What about in the case with Shadow Evocation/Conjuration spells?
Let's say you cast Shadow Evocation to mimic Leomund's Tiny Hut. Can the party choose to believe this illusion? If so, would it be real enough to prevent cover from the elements?

Quote from PH for Shadow Evocation:
"Nondamaging effects, such as gust of wind, have normal effects except for those who disbelieve them. Against disbelievers, they have no effect."


From the SRD:

Voluntarily Giving up a Saving Throw: A creature can voluntarily forego a saving throw and willingly accept a spell’s result. Even a character with a special resistance to magic can suppress this quality.

Unless the spell says "harmless" then I don't see anything that states you can't voluntarily fail a saving throw against a spell.
 

Infiniti2000

First Post
nyc-roleplay said:
Quick question about Illusion spells... Can you voluntarily choose to believe an Illusion spell? In other other words can you forego your Will save deliberately?
As irdeggman notes, yes.

nyc-roleplay said:
Let's say you cast Shadow Evocation to mimic Leomund's Tiny Hut. Can the party choose to believe this illusion? If so, would it be real enough to prevent cover from the elements?
Exactly how do you convince the "elements" to fail their saving throws? ;)

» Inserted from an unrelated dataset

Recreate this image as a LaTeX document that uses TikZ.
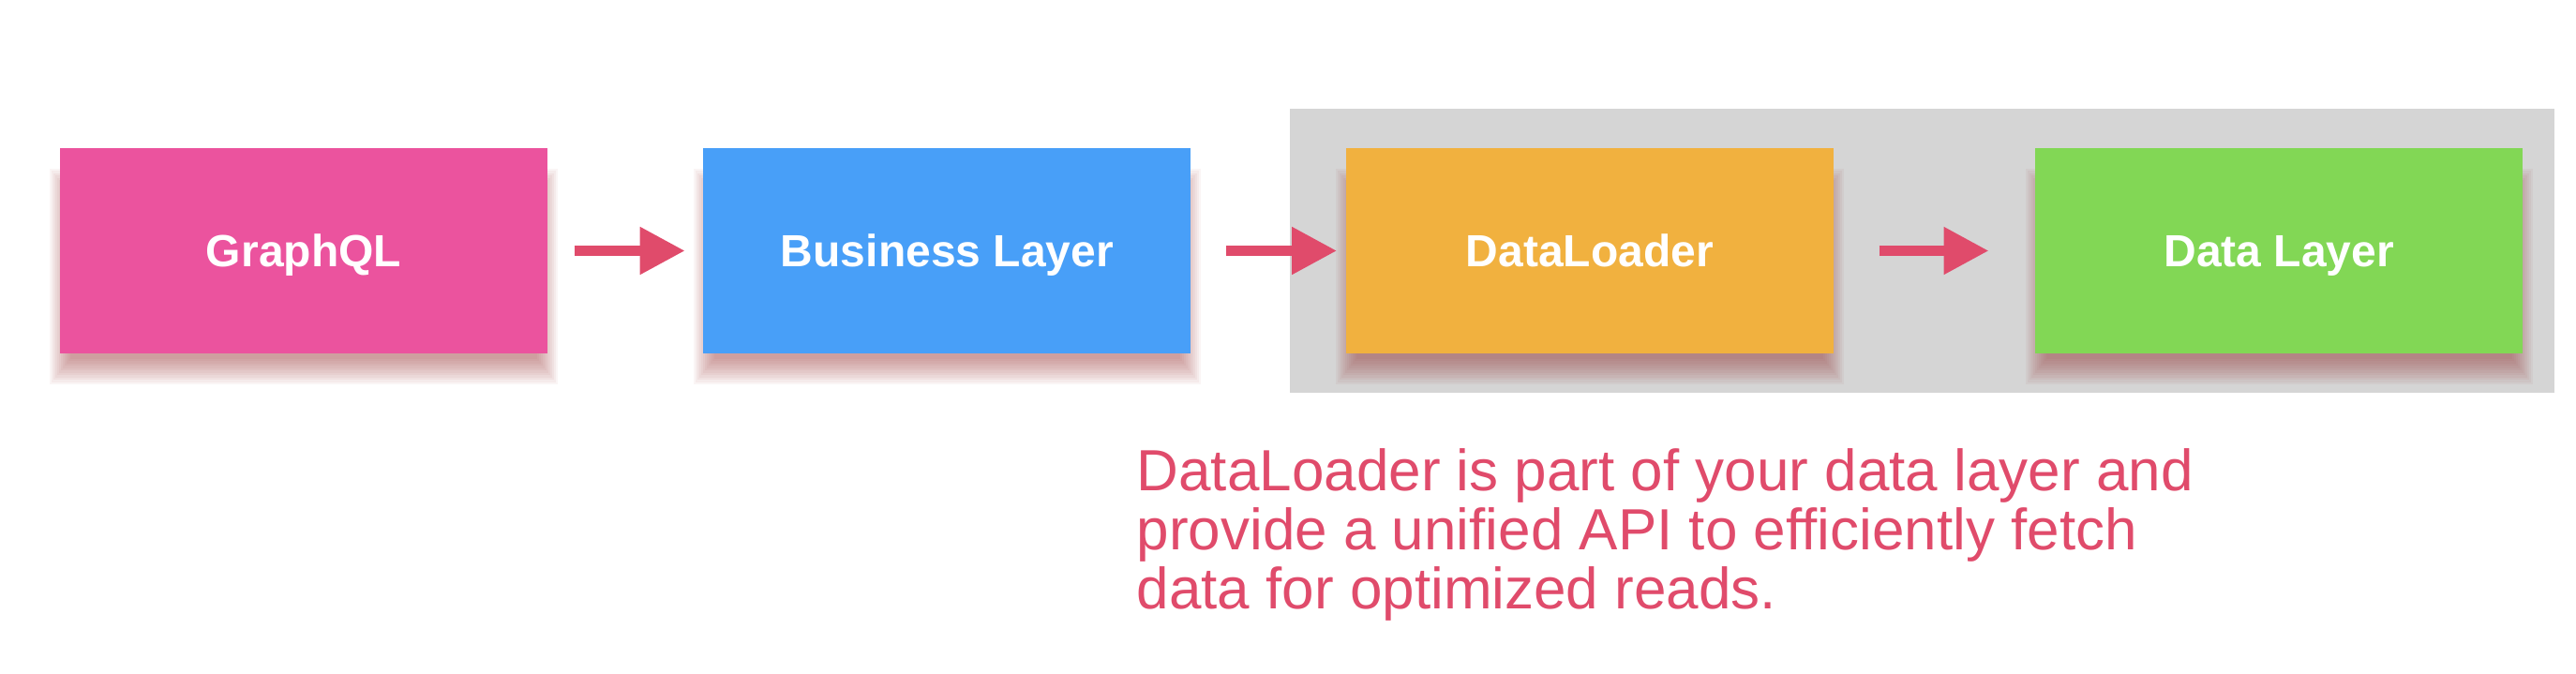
\documentclass[tikz,border=0pt]{standalone}
\usepackage{fontspec}
\setmainfont{Liberation Sans}
\usetikzlibrary{arrows.meta, positioning, backgrounds}
\definecolor{pink1}{RGB}{235,83,158}
\definecolor{blue1}{RGB}{72,159,248}
\definecolor{orange1}{RGB}{241,177,63}
\definecolor{green1}{RGB}{130,215,85}
\definecolor{gray1}{RGB}{213,213,213}
\definecolor{red1}{RGB}{224,75,107}
\definecolor{shade1}{RGB}{150,50,50}
\pgfdeclarelayer{back}
\pgfsetlayers{back,background,main}

\begin{document}
\begin{tikzpicture}[
    layerbox/.style={rectangle, minimum width=5.2cm, minimum height=2.19cm, inner sep=0pt, text height=0.345cm, text depth=0pt, text=white, font=\fontsize{0.48cm}{0.6cm}\selectfont\bfseries},
    myarrow/.style={-{Triangle[length=4.8mm,width=4.8mm]}, line width=1.1mm, red1},
    note/.style={anchor=north west, inner sep=0pt, align=left, text=red1, font=\fontsize{0.62cm}{0.63cm}\selectfont}
]
\useasboundingbox (0,0) rectangle (27.48,7.18);

% the layers
\node[layerbox, fill=pink1] (gql) at (3.24,4.505) {GraphQL};
\node[layerbox, fill=blue1, right=1.65cm of gql] (biz) {Business Layer};
\node[layerbox, fill=orange1, right=1.64cm of biz] (loader) {DataLoader};
\node[layerbox, fill=green1, right=2.14cm of loader] (store) {Data Layer};

% grey frame round the data layer part
\begin{pgfonlayer}{back}
\fill[gray1] (13.76,2.99) rectangle (27.25,6.02);
\end{pgfonlayer}

% soft shadows under the boxes
\begin{pgfonlayer}{background}
\foreach \n in {gql,biz,loader,store}{
  \foreach \k in {0,...,11}{
    \pgfmathsetmacro\sr{0.025*\k}
    \fill[shade1, opacity=0.05] ([shift={(0.12-0.8*\sr,-0.05-\sr)}]\n.south west) rectangle ([shift={(0.8*\sr-0.12,-0.5+\sr)}]\n.north east);
  }
}
\end{pgfonlayer}

\draw[myarrow, shorten <=2.8mm, shorten >=1.9mm] (gql) -- (biz);
\draw[myarrow, shorten <=3.7mm, shorten >=0.9mm] (biz) -- (loader);
\draw[myarrow, shorten <=4.8mm, shorten >=4.9mm] (loader) -- (store);

\node[note] (caption) at (12.12,2.40) {DataLoader is part of your data layer and\\provide a unified API to efficiently fetch\\data for optimized reads.};

\end{tikzpicture}
\end{document}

The shadow evocation does nothing in that case except perhaps keep 20% of the rain off you.
 

nyc-roleplay

First Post
Thanks for the reply... that answers the first question about the ability to allow a favorable spell result. What about the actual reality of the spell? So in the example I gave regarding using Shadow Evocation to cast Leomund's Tiny Hut, just because the entire party chooses to believe that the illusion is real, is it actually real? If it is raining does the illusion of a hut keep them dry just b/c they want to believe it or do they think they are dry when they are actually getting wet?

Infiniti2000 answered this. Thanks!
 
Last edited:

Mistwell

Crusty Old Meatwad (he/him)
I've argued before that if you are the caster if a shadow evocation or shadow conjuration spell, then you better than anyone know for sure that the thing you just created or evoked is real in some sense.

I think it makes sense for you to be able to fail your save willingly. In fact, if I knew something was about to hit me that was for sure at least partially based in reality, it would be more difficult for me to misbelieve it than it would be to believe it is real.